Бабушке я всё растолковала, ей там тоже надо было расписаться. Разобрать ее подпись никакой нет возможности, но так уж она пишет. Куда хуже было бы, если бы ее фамилию можно было прочитать, — она ж не помнит, как ее зовут. Немножко попела она. Хорошо хоть не знаю я, что там у нее в голове творится, когда она, бывает, глядит на меня ну волк волком.
Сегодня продала мебель из передней комнаты. Ковер не взяли, потому как он молью трачен. Посылаю тебе деньги, чтобы ты за два месяца заплатила квартирной хозяйке. А дальше сама выкручивайся.
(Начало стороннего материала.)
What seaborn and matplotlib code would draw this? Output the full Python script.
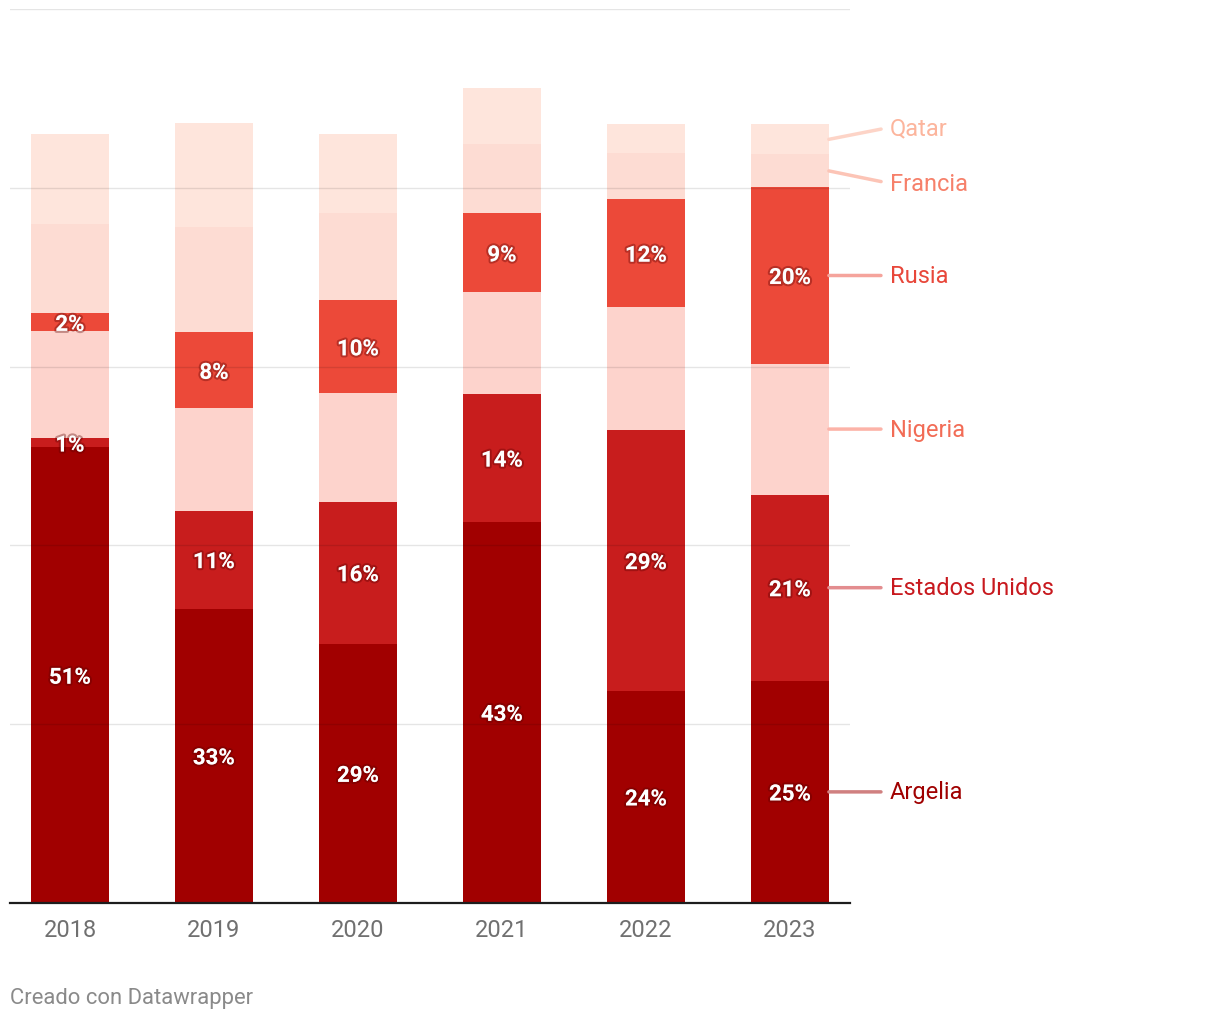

Я так скажу: лучше бы и тебе здесь не оставаться. У тебя еще вся жизнь впереди».
Я разнесла себя по пунктам анкеты: родилась, училась, место работы, в какой армии служил отец. И я услышала его песни о фюрере. И увидела его мотыгу в саду и придурочные кусточки. Растет ли молочай в Германии, я не имела понятия. А вот бывших солдат-эсэсовцев там хватало.
Дедушка, парикмахер, часовщик, отец, священник и учителя называли Германию матушкой. Хотя в свое время отцы маршировали по свету во имя Германии, она по сей день была матушкой.
Своим отъездом Георг проторил дорожку Эдгару и мне. «Я выбрался из этого мешка-тупика», — сказал Георг уезжая. А через шесть недель, посреди франкфуртской зимы, Георг лежал на мостовой.
«Девятисмертники» остались в шкафу Курта, в ботинке. А Георг вместо этих птиц вылетел из мешка-тупика и угодил в мешок с окном. Быть может, лужа, в которой лежала голова Георга, отражала небо. «Друга каждый себе находил только в облачке на небе…» И все-таки Эдгар и я уехали вслед за Георгом. Эдгар тоже подал заявление на выезд. В кармане куртки у него лежала телеграмма — смерть Георга.